The Username Change Bonus

The /about endpoint also returns username_change_count and last_username_change_at. While these are not geographic data, they are useful in audience analysis contexts: Detecting rebrands and acquired handles. An account with 5+ username changes may have been bought and repurposed. If you are analyzing an influencer’s followers and many of them have high change counts, that can indicate bot or spam accounts that frequently rebrand. Account stability scoring. When qualifying leads or vetting partnership prospects from a follower list, an account that has never changed its username is more likely to be a stable, genuine account than one that changes handles every few months.
def check_account_stability(username):
    resp = requests.get(
        "https://api.sorsa.io/v3/about",
        headers={"ApiKey": API_KEY},
        params={"username": username},
    )
    resp.raise_for_status()
    data = resp.json()

    changes = data.get("username_change_count", 0)
    country = data.get("country", "Unknown")

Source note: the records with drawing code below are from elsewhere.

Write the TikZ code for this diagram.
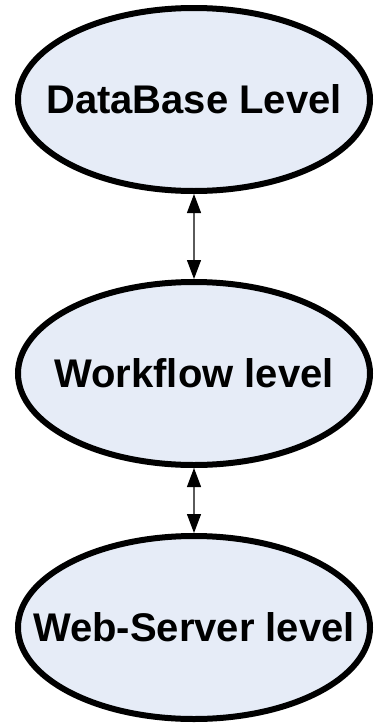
\documentclass[tikz,border=0pt]{standalone}
\usepackage{fontspec}
\setmainfont{Liberation Sans}
\usetikzlibrary{shapes.geometric,arrows.meta}
\definecolor{lvlfill}{RGB}{230,236,247}
\definecolor{linkgray}{RGB}{90,90,90}
\newcommand{\lvltext}[1]{\makebox[0pt]{#1}}
\begin{document}
\begin{tikzpicture}[x=1pt,y=1pt,
  level/.style={ellipse, draw=black, line width=6pt, fill=lvlfill,
    minimum width=352pt, minimum height=183pt, inner sep=0pt,
    font=\fontsize{40}{46}\selectfont\bfseries},
  link/.style={draw=linkgray, line width=1.2pt,
    {Triangle[length=19pt,width=14pt,color=black]}-{Triangle[length=19pt,width=14pt,color=black]}}]
\useasboundingbox (0,0) rectangle (373,-723);
\node[level] (db) at (194,-99.5) {\lvltext{DataBase Level}};
\node[level] (wf) at (194,-373.5) {\lvltext{Workflow level}};
\node[level] (ws) at (194,-627.5) {\lvltext{Web-Server level}};
\draw[link] (db.south) -- (wf.north);
\draw[link] (wf.south) -- (ws.north);
\end{tikzpicture}
\end{document}
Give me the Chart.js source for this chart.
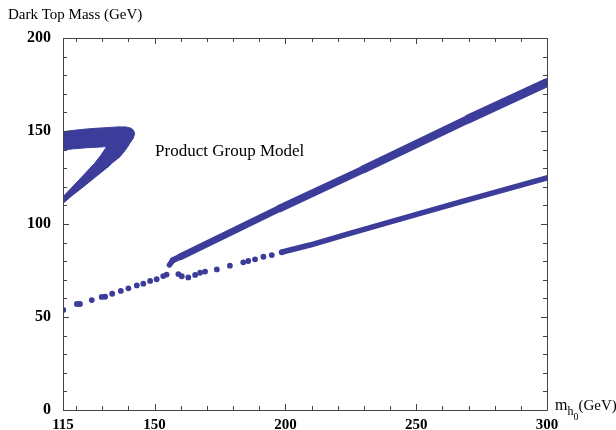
<!DOCTYPE html>
<html><head><meta charset="utf-8">
<script src="https://cdn.jsdelivr.net/npm/chart.js@4/dist/chart.umd.min.js"></script>
<style>html,body{margin:0;padding:0;background:#fff}canvas{display:block}</style>
</head><body>
<canvas id="c" width="616" height="430"></canvas>
<script>
// ---- tick values / labels ----
const xTickValues = [115,120,130,140,150,160,170,180,190,200,210,220,230,240,250,260,270,280,290,300];
const xTickLabels = [115,150,200,250,300];
const yTickValues = [0,10,20,30,40,50,60,70,80,90,100,110,120,130,140,150,160,170,180,190,200];
const yTickLabels = [0,50,100,150,200];

// ---- blob (upper-left region) outline edges ----
const blobTopX = [115,118,122,126,131.5,136,139,141,142,142.4];
const blobTopY = [149.6,150.2,150.8,151.3,151.8,152.2,152.2,151.5,150.3,148.5];
const blobBottomX = [115,119,124,128,131.7,131.8,134,136.8,139,140.6,141.8,142.4];
const blobBottomY = [139.8,140.4,141,141.3,141.6,130.1,133,136.2,140,143.5,146,148.5];
const branchUpperX = [115,119,123,127,129.5,131.7];
const branchUpperY = [114.7,120.5,126.5,132.5,137,141.6];
const branchLowerX = [115,118.5,122.8,127,131.7];
const branchLowerY = [111.1,115.3,120,124.8,130.1];

// ---- upper branch (thick line) ----
const upperX = [155.7,157,160,198,230,270,300];
const upperY = [78,80.5,82.5,108.5,129.5,156.5,176];

// ---- lower branch: dots and dense line ----
const lowerDotsX = [115.1,120.3,121.5,126.0,129.8,131.1,133.8,137.1,140.0,143.2,145.7,148.3,150.8,153.3,154.6,159.1,160.4,162.9,165.5,167.4,169.3,173.8,178.8,183.9,185.8,188.4,191.6,194.8,198.6];
const lowerDotsY = [53.8,57.0,57.0,59.1,60.8,60.9,62.5,64.0,65.4,67.0,67.9,69.4,70.3,72.0,72.8,73.1,71.9,71.3,72.6,73.8,74.4,75.6,77.6,79.4,80.1,81.0,82.4,83.3,84.8];
const lowerLineX = [199.2,209.4,224.7,251.5,268,300];
const lowerLineY = [85.1,88.7,95.0,105.7,112.3,124.8];

const COLOR = '#3c3c9a';
const pts = (xs, ys) => xs.map((x, i) => ({x: x, y: ys[i]}));
const FONT = '"Liberation Serif", "Times New Roman", serif';

const framePlugin = {
  id: 'frame',
  afterDatasetsDraw(chart) {
    const {ctx, chartArea: a, scales: {x, y}} = chart;
    ctx.save();
    ctx.strokeStyle = '#444';
    ctx.lineWidth = 1;
    ctx.beginPath();
    ctx.rect(Math.round(a.left) + 0.5, Math.round(a.top) + 0.5, Math.round(a.right - a.left), Math.round(a.bottom - a.top));
    ctx.stroke();
    ctx.beginPath();
    x.ticks.forEach(t => {
      const p = Math.round(x.getPixelForValue(t.value)) + 0.5;
      const len = xTickLabels.includes(t.value) ? 6 : 4;
      ctx.moveTo(p, a.bottom); ctx.lineTo(p, a.bottom - len);
      ctx.moveTo(p, a.top); ctx.lineTo(p, a.top + len);
    });
    y.ticks.forEach(t => {
      const p = Math.round(y.getPixelForValue(t.value)) + 0.5;
      const len = yTickLabels.includes(t.value) ? 6 : 4;
      ctx.moveTo(a.left, p); ctx.lineTo(a.left + len, p);
      ctx.moveTo(a.right, p); ctx.lineTo(a.right - len, p);
    });
    ctx.stroke();
    ctx.restore();
  },
  afterDraw(chart) {
    const {ctx, chartArea: a, scales: {x, y}} = chart;
    ctx.save();
    ctx.fillStyle = '#000';
    ctx.textBaseline = 'alphabetic';
    ctx.textAlign = 'left';
    ctx.font = '15px ' + FONT;
    ctx.fillText('Dark Top Mass (GeV)', 8, 19);
    ctx.font = '17px ' + FONT;
    ctx.fillText('Product Group Model', x.getPixelForValue(150.2), y.getPixelForValue(136.5));
    // x axis title  m_{h_0}(GeV)
    let px = a.right + 8;
    const base = a.bottom;
    ctx.font = '16px ' + FONT;
    ctx.fillText('m', px, base); px += ctx.measureText('m').width;
    ctx.font = '12px ' + FONT;
    ctx.fillText('h', px, base + 5); px += ctx.measureText('h').width;
    ctx.font = '10px ' + FONT;
    ctx.fillText('0', px, base + 10); px += ctx.measureText('0').width;
    ctx.font = '15px ' + FONT;
    ctx.fillText('(GeV)', px, base);
    ctx.restore();
  }
};

new Chart(document.getElementById('c'), {
  type: 'line',
  data: {
    datasets: [
      {data: pts(blobTopX, blobTopY), borderColor: COLOR, backgroundColor: COLOR, borderWidth: 1, pointRadius: 0, fill: false},
      {data: pts(blobBottomX, blobBottomY), borderColor: COLOR, backgroundColor: COLOR, borderWidth: 1, pointRadius: 0, fill: '-1'},
      {data: pts(branchUpperX, branchUpperY), borderColor: COLOR, backgroundColor: COLOR, borderWidth: 1, pointRadius: 0, fill: false},
      {data: pts(branchLowerX, branchLowerY), borderColor: COLOR, backgroundColor: COLOR, borderWidth: 1, pointRadius: 0, fill: '-1'},
      {data: pts(upperX, upperY), borderColor: COLOR, pointRadius: 0, fill: false,
        borderCapStyle: 'round', borderJoinStyle: 'round', borderWidth: 7,
        segment: {borderWidth: c => 5.5 + 3.5 * c.p0DataIndex / (upperX.length - 2)}},
      {data: pts(lowerLineX, lowerLineY), borderColor: COLOR, pointRadius: 0, fill: false,
        borderCapStyle: 'round', borderJoinStyle: 'round', borderWidth: 5.5},
      {data: pts(lowerDotsX, lowerDotsY), showLine: false, pointRadius: 2.9, pointBorderWidth: 0,
        pointBackgroundColor: COLOR, pointBorderColor: COLOR, fill: false}
    ]
  },
  options: {
    responsive: false,
    animation: false,
    devicePixelRatio: 1,
    layout: {padding: {left: 0, top: 38, right: 69, bottom: 0}},
    plugins: {legend: {display: false}, tooltip: {enabled: false}, title: {display: false}},
    scales: {
      x: {
        type: 'linear', min: 115, max: 300,
        grid: {display: false}, border: {display: false},
        afterBuildTicks: s => { s.ticks = xTickValues.map(v => ({value: v})); },
        afterFit: s => { s.height = 20; },
        ticks: {autoSkip: false, maxRotation: 0, padding: -2, color: '#000',
          font: {family: FONT, size: 15, weight: 'bold'},
          callback: v => xTickLabels.includes(v) ? String(v) : ''}
      },
      y: {
        type: 'linear', min: 0, max: 200,
        grid: {display: false}, border: {display: false},
        afterBuildTicks: s => { s.ticks = yTickValues.map(v => ({value: v})); },
        afterFit: s => { s.width = 63; },
        ticks: {autoSkip: false, padding: 4, color: '#000',
          font: {family: FONT, size: 16, weight: 'bold'},
          callback: v => yTickLabels.includes(v) ? String(v) : ''}
      }
    }
  },
  plugins: [framePlugin]
});
</script>
</body></html>
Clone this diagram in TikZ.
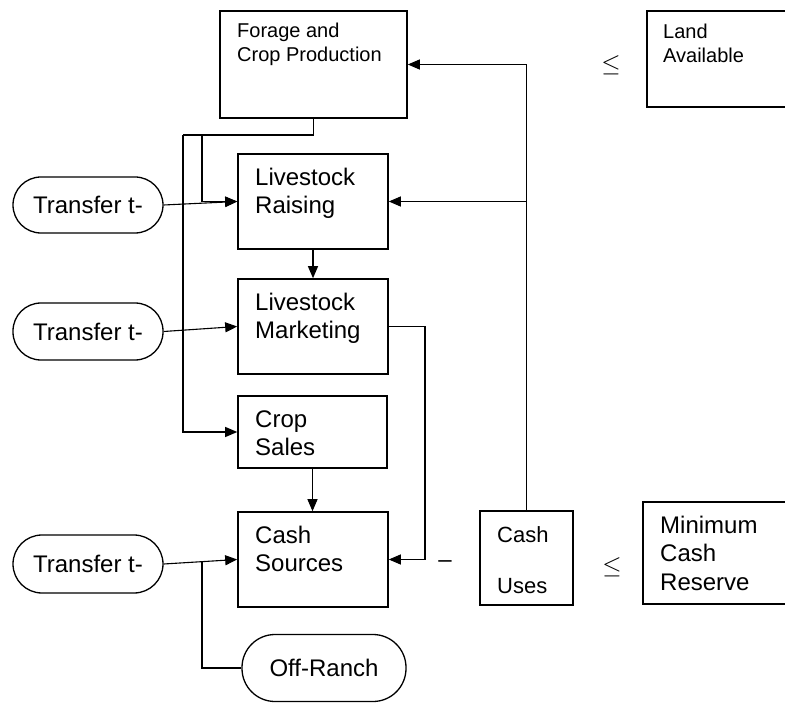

    print(f"@{username}: {country} | {changes} username change(s)")
    if changes >= 3:
        print("  Warning: frequent handle changes")

    return data

A Note on Data Accuracy

The country data from /about is derived from platform-level technical signals, not user-reported information. This makes it significantly more reliable than parsing the “Location” field in user bios. However, it is not perfect:
  • A small percentage of users use VPNs, which can shift their detected country. For individual account lookups, keep this in mind. For aggregate analysis of hundreds or thousands of accounts, VPN noise averages out and the distribution is reliable.
  • Some accounts may return "Unknown" if the platform does not have sufficient data.
  • The country reflects the account’s current geographic association, which may change if the user relocates or switches VPN providers.
For audience-level analysis (the primary use case), these edge cases do not meaningfully affect the results. A sample of 500+ followers will give you a distribution accurate enough for market sizing, ad targeting, and competitive benchmarking decisions.